Sponsorship - A deep association between a marketer and a partner (usually a cultural or sporting event), which involves promotion of the sponsor in exchange for either payment or the provision of goods. 


Advertising - Paid, nonpersonal communication, designed to influence a target audience with regards to a product, service, organization, or idea.


Sales promotion - Marketing activities designed to stimulate immediate sales activity through specific short-term programs aimed at either consumers or distributors.


Consumer promotion - Marketing activities designed to generate immediate consumer sales, using tools such as premiums, promotional products, samples, coupons, rebates, and displays.


Trade promotion - Marketing activities designed to stimulate wholesalers and retailers to push specific products more aggressively over the short term.
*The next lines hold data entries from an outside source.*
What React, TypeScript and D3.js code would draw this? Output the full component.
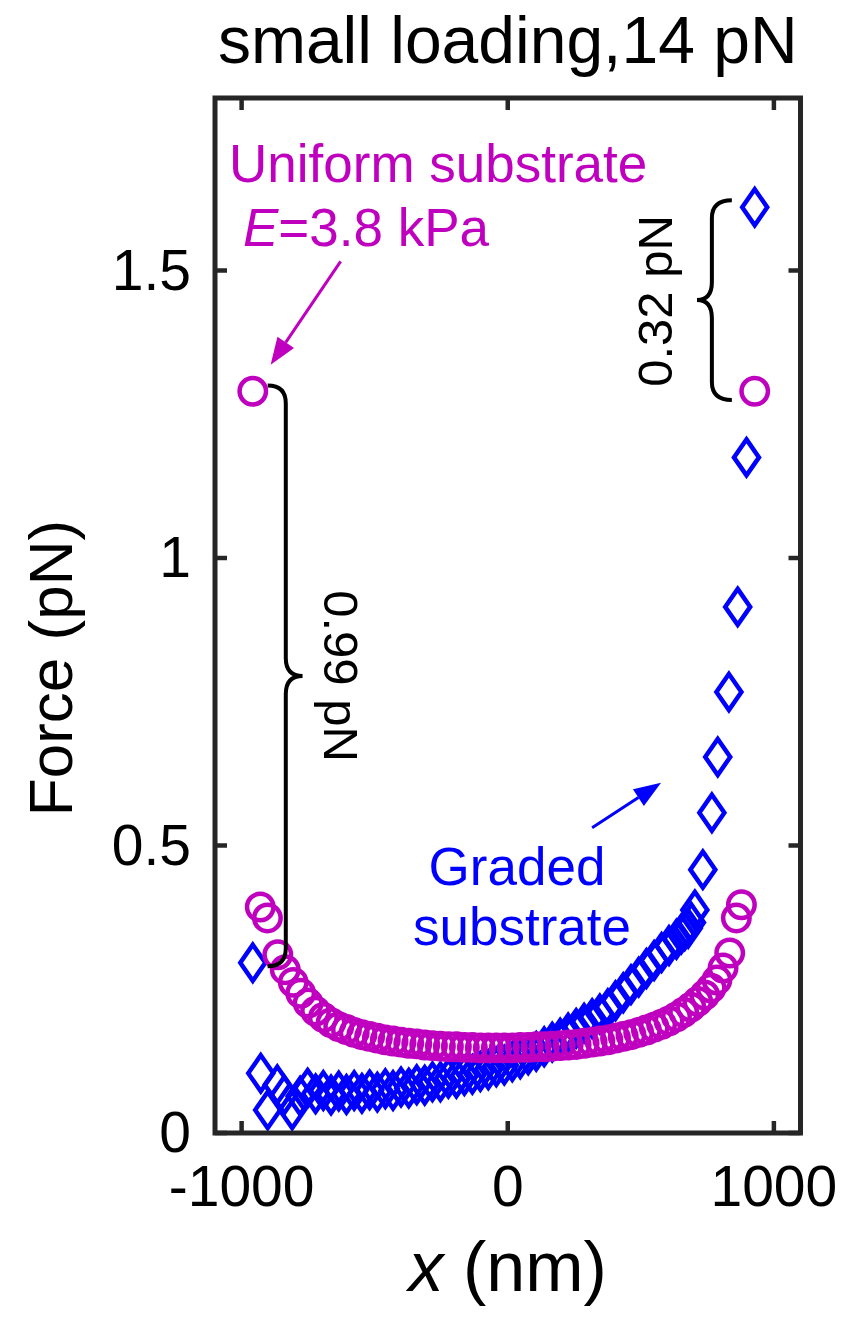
import React from 'react';
import * as d3 from 'd3';

// ---- data ----
const uniformX = [-958, -930, -903, -864, -836, -806, -778, -750, -722, -693, -664, -635, -606, -577, -548, -519, -490, -460, -431, -401, -372, -342, -312, -283, -253, -223, -193, -163, -133, -103, -73, -43, -13, 17, 47, 77, 107, 137, 167, 197, 227, 257, 287, 317, 346, 376, 405, 434, 463, 492, 521, 550, 578, 606, 634, 661, 688, 714, 740, 764, 786, 809, 834, 859, 878, 928];
const uniformF = [1.29, 0.393, 0.374, 0.31, 0.284, 0.262, 0.243, 0.226, 0.212, 0.201, 0.192, 0.185, 0.18, 0.175, 0.171, 0.168, 0.165, 0.162, 0.16, 0.158, 0.156, 0.155, 0.153, 0.152, 0.151, 0.15, 0.15, 0.149, 0.149, 0.148, 0.148, 0.148, 0.148, 0.148, 0.149, 0.149, 0.15, 0.15, 0.151, 0.152, 0.153, 0.154, 0.156, 0.158, 0.16, 0.162, 0.165, 0.168, 0.171, 0.175, 0.179, 0.184, 0.189, 0.195, 0.202, 0.21, 0.219, 0.229, 0.24, 0.252, 0.266, 0.287, 0.313, 0.374, 0.397, 1.29];

const gradedX = [-958, -928, -902, -866, -840, -810, -780, -752, -722, -693, -664, -635, -606, -577, -548, -519, -490, -460, -431, -401, -372, -342, -312, -283, -253, -223, -193, -163, -133, -103, -73, -43, -13, 17, 47, 77, 107, 137, 167, 197, 227, 257, 287, 317, 346, 376, 405, 434, 463, 492, 521, 550, 578, 606, 634, 652, 665, 678, 690, 703, 733, 767, 789, 831, 864, 897, 928];
const gradedF = [0.296, 0.104, 0.04, 0.084, 0.066, 0.04, 0.064, 0.078, 0.068, 0.074, 0.066, 0.073, 0.067, 0.074, 0.069, 0.075, 0.071, 0.077, 0.074, 0.08, 0.078, 0.084, 0.083, 0.089, 0.089, 0.095, 0.095, 0.1, 0.102, 0.107, 0.11, 0.115, 0.118, 0.124, 0.129, 0.136, 0.142, 0.15, 0.158, 0.165, 0.174, 0.182, 0.191, 0.199, 0.207, 0.216, 0.23, 0.244, 0.258, 0.271, 0.286, 0.3, 0.314, 0.326, 0.337, 0.346, 0.352, 0.356, 0.366, 0.388, 0.458, 0.557, 0.654, 0.767, 0.915, 1.175, 1.61];

const xTicks = [-1000, 0, 1000];
const yTicks = [0, 0.5, 1, 1.5];

const W = 854, H = 1331;
const left = 215, right = 800.5, top = 98, bottom = 1133;
const magenta = '#BF00BF';
const blue = '#0000FF';
const axisCol = '#262626';
const font = '"Liberation Sans", Arial, Helvetica, sans-serif';

export default function App() {
  const x = d3.scaleLinear().domain([-1100, 1100]).range([left, right]);
  const y = d3.scaleLinear().domain([0, 1.8]).range([bottom, top]);

  const uniform = uniformX.map((v, i) => ({ x: v, f: uniformF[i] }));
  const graded = gradedX.map((v, i) => ({ x: v, f: gradedF[i] }));
  const diamond = 'M0,-18L12.5,0L0,18L-12.5,0Z';
  const tick = 12;

  // curly brace: ends at xe, spine at xs, tip at xt, from y0 to y1
  const brace = (xe: number, xs: number, xt: number, y0: number, y1: number) => {
    const ym = (y0 + y1) / 2;
    const r = 18 * Math.sign(y1 - y0);
    return `M${xe},${y0} Q${xs},${y0} ${xs},${y0 + r} L${xs},${ym - r} Q${xs},${ym} ${xt},${ym} Q${xs},${ym} ${xs},${ym + r} L${xs},${y1 - r} Q${xs},${y1} ${xe},${y1}`;
  };

  const arrow = (x0: number, y0: number, x1: number, y1: number, col: string) => {
    const a = Math.atan2(y1 - y0, x1 - x0);
    const L = 27, w = 10;
    const bx = x1 - L * Math.cos(a), by = y1 - L * Math.sin(a);
    const px = -Math.sin(a) * w, py = Math.cos(a) * w;
    return (
      <g>
        <line x1={x0} y1={y0} x2={bx} y2={by} stroke={col} strokeWidth={3} />
        <path d={`M${x1},${y1}L${bx + px},${by + py}L${bx - px},${by - py}Z`} fill={col} />
      </g>
    );
  };

  return (
    <svg width={W} height={H} style={{ position: 'absolute', left: 0, top: 0, background: '#fff' }} fontFamily={font}>
      {/* title */}
      <text x={(left + right) / 2} y={63} fontSize={66} textAnchor="middle">small loading,14 pN</text>

      {/* data: graded first, uniform on top */}
      <g fill="none" stroke={blue} strokeWidth={4.5}>
        {graded.map((d, i) => (
          <path key={i} d={diamond} transform={`translate(${x(d.x)},${y(d.f)})`} />
        ))}
      </g>
      <g fill="none" stroke={magenta} strokeWidth={4.5}>
        {uniform.map((d, i) => (
          <circle key={i} cx={x(d.x)} cy={y(d.f)} r={13.2} />
        ))}
      </g>

      {/* frame and ticks */}
      <rect x={left} y={top} width={right - left} height={bottom - top} fill="none" stroke={axisCol} strokeWidth={5} />
      <g stroke={axisCol} strokeWidth={4.5}>
        {xTicks.map(t => (
          <g key={t}>
            <line x1={x(t)} x2={x(t)} y1={bottom} y2={bottom - tick} />
            <line x1={x(t)} x2={x(t)} y1={top} y2={top + tick} />
          </g>
        ))}
        {yTicks.map(t => (
          <g key={t}>
            <line x1={left} x2={left + tick} y1={y(t)} y2={y(t)} />
            <line x1={right} x2={right - tick} y1={y(t)} y2={y(t)} />
          </g>
        ))}
      </g>
      <g fontSize={57} fill="#000">
        {xTicks.map(t => (
          <text key={t} x={x(t)} y={1206} textAnchor="middle">{t}</text>
        ))}
        {yTicks.map(t => (
          <text key={t} x={191} y={y(t) + 19} textAnchor="end">{t}</text>
        ))}
      </g>

      {/* axis labels */}
      <text transform="translate(72,668) rotate(-90)" fontSize={62} textAnchor="middle">Force (pN)</text>
      <text x={(left + right) / 2} y={1291} fontSize={70} textAnchor="middle">
        <tspan fontStyle="italic">x</tspan> (nm)
      </text>

      {/* annotations */}
      <text x={229} y={182} fontSize={53} fill={magenta}>Uniform substrate</text>
      <text x={243} y={246} fontSize={53} fill={magenta}>
        <tspan fontStyle="italic">E</tspan>=3.8 kPa
      </text>
      {arrow(x(-628), y(1.516), x(-891), y(1.336), magenta)}

      <text x={517} y={885} fontSize={53} fill={blue} textAnchor="middle">Graded</text>
      <text x={522} y={945} fontSize={53} fill={blue} textAnchor="middle">substrate</text>
      {arrow(x(317), y(0.531), x(576), y(0.609), blue)}

      <g fill="none" stroke="#000" strokeWidth={4}>
        <path d={brace(x(-902), x(-834), x(-771), y(1.30), y(0.29))} />
        <path d={brace(x(842), x(767), x(711), y(1.622), y(1.275))} />
      </g>
      <text transform="translate(324,676) rotate(90)" fontSize={49} textAnchor="middle">0.99 pN</text>
      <text transform="translate(672,301) rotate(-90)" fontSize={49} textAnchor="middle">0.32 pN</text>
    </svg>
  );
}
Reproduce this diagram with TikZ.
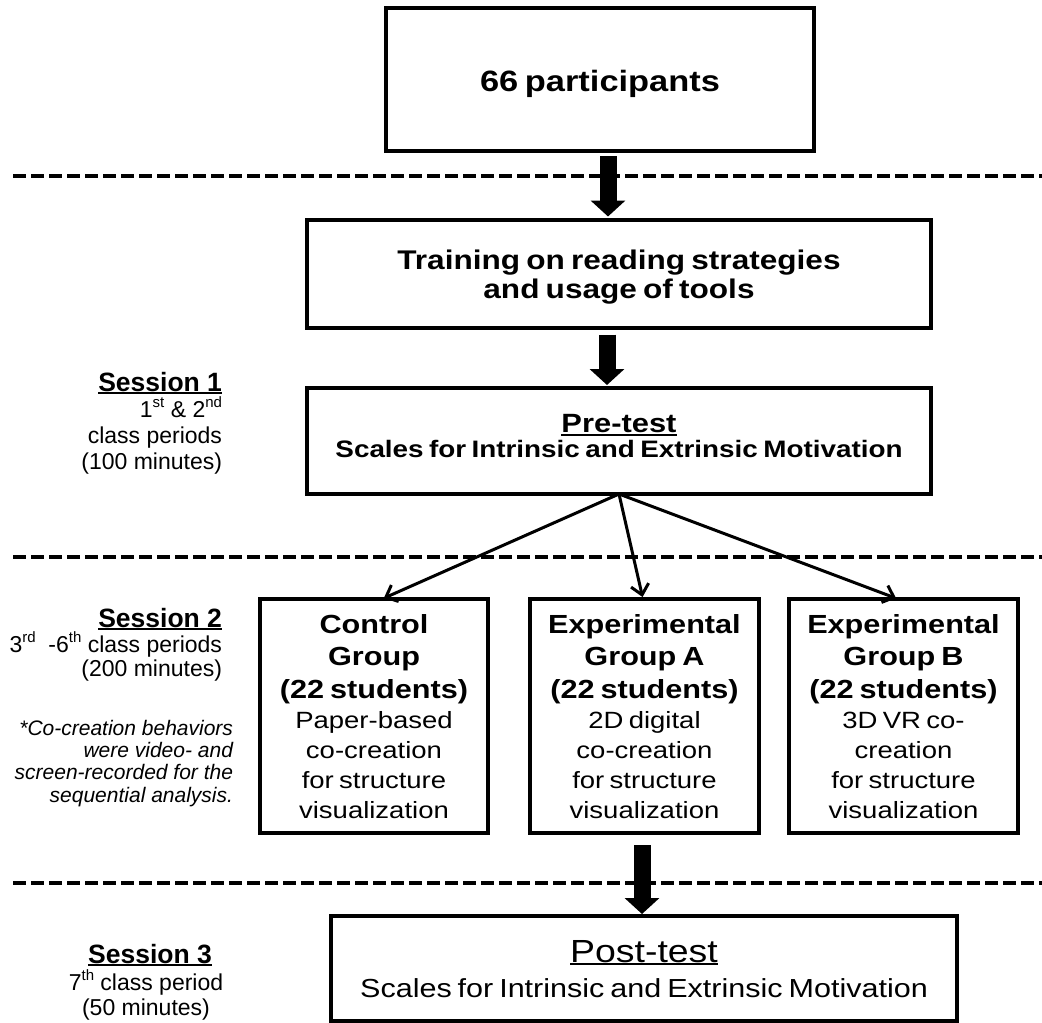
\documentclass[tikz,border=0pt]{standalone}
\usepackage{fontspec}
\setmainfont{Liberation Sans}
\newfontfamily\bx[FakeStretch=1.17,WordSpace=0.7]{Liberation Sans}
\usetikzlibrary{arrows.meta}
\newsavebox\ulbox
\newcommand{\myul}[2][2pt]{\sbox\ulbox{#2}\rlap{\rule[-3pt]{\wd\ulbox}{#1}}\usebox\ulbox}
\newcommand{\sth}[1]{\rule{0pt}{#1pt}}
\newcommand{\std}[1]{\rule[-#1pt]{0pt}{#1pt}}
\newcommand{\sups}[1]{\raisebox{0.4em}{\fontsize{15}{15}\selectfont #1}}
\newcommand{\gbold}[1]{{\bfseries\fontsize{26.2}{30}\selectfont #1}}
\begin{document}
\begin{tikzpicture}[x=1pt,y=-1pt,
  box/.style={draw, line width=4pt, inner sep=0pt, outer sep=0pt, align=center},
  grp/.style={box, minimum width=229pt, minimum height=234pt, font={\bx\fontsize{23.5}{30}\selectfont}},
  fat/.style={line width=17pt, -{Triangle[width=34pt,length=16pt]}},
  thin/.style={line width=3pt, -{Straight Barb[length=10pt,width=18pt]}},
  sepline/.style={line width=4pt, dash pattern=on 13.3pt off 4.7pt},
  lab/.style={inner sep=0pt, outer sep=0pt, align=right},
  head/.style={inner sep=0pt, outer sep=0pt, font={\bfseries\fontsize{26.5}{30}\selectfont}}
]
\useasboundingbox (0,0) rectangle (1042,1023);
\fill[white] (0,0) rectangle (1042,1023);

% session separators
\coordinate (d1a) at (13,176);  \coordinate (d1b) at (1042,176);
\coordinate (d2a) at (13,557);  \coordinate (d2b) at (1042,557);
\coordinate (d3a) at (13,883);  \coordinate (d3b) at (1042,883);
\draw[sepline] (d1a) -- (d1b);
\draw[sepline] (d2a) -- (d2b);
\draw[sepline] (d3a) -- (d3b);

% boxes
\node[box, minimum width=428pt, minimum height=143pt, text height=30pt, text depth=7pt,
  font={\bx\bfseries\fontsize{29.4}{33}\selectfont}] (top) at (600,79.5) {66 participants};

\node[box, minimum width=624pt, minimum height=108pt,
  font={\bx\bfseries\fontsize{27}{29}\selectfont}] (train) at (619,273.5)
  {\sth{26}Training on reading strategies\\and usage of tools\std{6}};

\node[box, minimum width=624pt, minimum height=106pt,
  font={\bx\bfseries\fontsize{23.8}{25}\selectfont}] (pre) at (619,441)
  {\sth{22}{\fontsize{26.4}{25}\selectfont\myul{Pre-test}}\\Scales for Intrinsic and Extrinsic Motivation\std{14}};

\node[grp, minimum width=228pt] (ctrl) at (374,716)
  {\sth{24}\gbold{Control}\\[2pt]\gbold{Group}\\[3pt]\gbold{(22 students)}\\Paper-based\\co-creation\\for structure\\visualization\std{5}};
\node[grp] (ga) at (644.5,716)
  {\sth{24}\gbold{Experimental}\\[2pt]\gbold{Group A}\\[3pt]\gbold{(22 students)}\\2D digital\\co-creation\\for structure\\visualization\std{5}};
\node[grp] (gb) at (903.5,716)
  {\sth{24}\gbold{Experimental}\\[2pt]\gbold{Group B}\\[3pt]\gbold{(22 students)}\\3D VR co-\\creation\\for structure\\visualization\std{5}};

\node[box, minimum width=626pt, minimum height=105pt,
  font={\bx\fontsize{26.1}{35}\selectfont}] (post) at (644,968.5)
  {\sth{26}{\fontsize{32}{35}\selectfont\myul[2.5pt]{Post-test}}\\Scales for Intrinsic and Extrinsic Motivation\std{4}};

% block arrows
\draw[fat, shorten <=5pt, shorten >=3pt] ([xshift=8pt]top.south) -- ([xshift=-11pt]train.north);
\draw[fat, shorten <=7pt, shorten >=3pt] ([xshift=-12pt]train.south) -- ([xshift=-12pt]pre.north);
\draw[fat, shorten <=12pt, shorten >=2pt] ([xshift=-2.5pt]ga.south) -- ([xshift=-2pt]post.north);

% branching arrows
\draw[thin, shorten >=2pt] (pre.south) -- ([xshift=8pt]ctrl.north);
\draw[thin, shorten >=2pt] (pre.south) -- ([xshift=-1.5pt]ga.north);
\draw[thin, shorten >=2pt] (pre.south) -- ([xshift=-5.5pt]gb.north);

% session labels
\node[head, anchor=base east] (s1) at (222,391) {\myul{Session 1}};
\node[lab, anchor=north east, font={\fontsize{23}{26}\selectfont}] (s1d) at (222,397)
  {\sth{20}1\sups{st} \& 2\sups{nd}\\class periods\\(100 minutes)};

\node[head, anchor=base east] (s2) at (222,627) {\myul{Session 2}};
\node[lab, anchor=north east, font={\fontsize{23}{24.5}\selectfont}] (s2d) at (222,632)
  {\sth{20}3\sups{rd}\ \ -6\sups{th} class periods\\(200 minutes)};
\node[lab, anchor=north east, font={\itshape\fontsize{21}{22.4}\selectfont}] (note) at (233,717)
  {\sth{18}*Co-creation behaviors\\were video- and\\screen-recorded for the\\sequential analysis.};

\node[head, anchor=base] (s3) at (150,963) {\myul{Session 3}};
\node[lab, align=center, anchor=north, font={\fontsize{23}{25}\selectfont}] (s3d) at (146,970)
  {\sth{20}7\sups{th} class period\\(50 minutes)};
\end{tikzpicture}
\end{document}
Public Relations (PR) - The ongoing effort to create positive relationships with all of a firm’s different “publics”, including customers, employees, suppliers, the community, the general public, and the government.


Publicity - Unpaid stories in the media that influence perceptions about a company or its products.


Personal selling - The person-to-person presentation of products to potential buyers.


Push strategy - A marketing approach that involves motivating distributors to heavily promote - or “push” - a product to the final consumers, usually through heavy trade promotion and personal selling.


Pull strategy - A marketing approach that involves creating demand from the ultimate consumer so that they “pull” your products through the distribution channels by actively seeking them.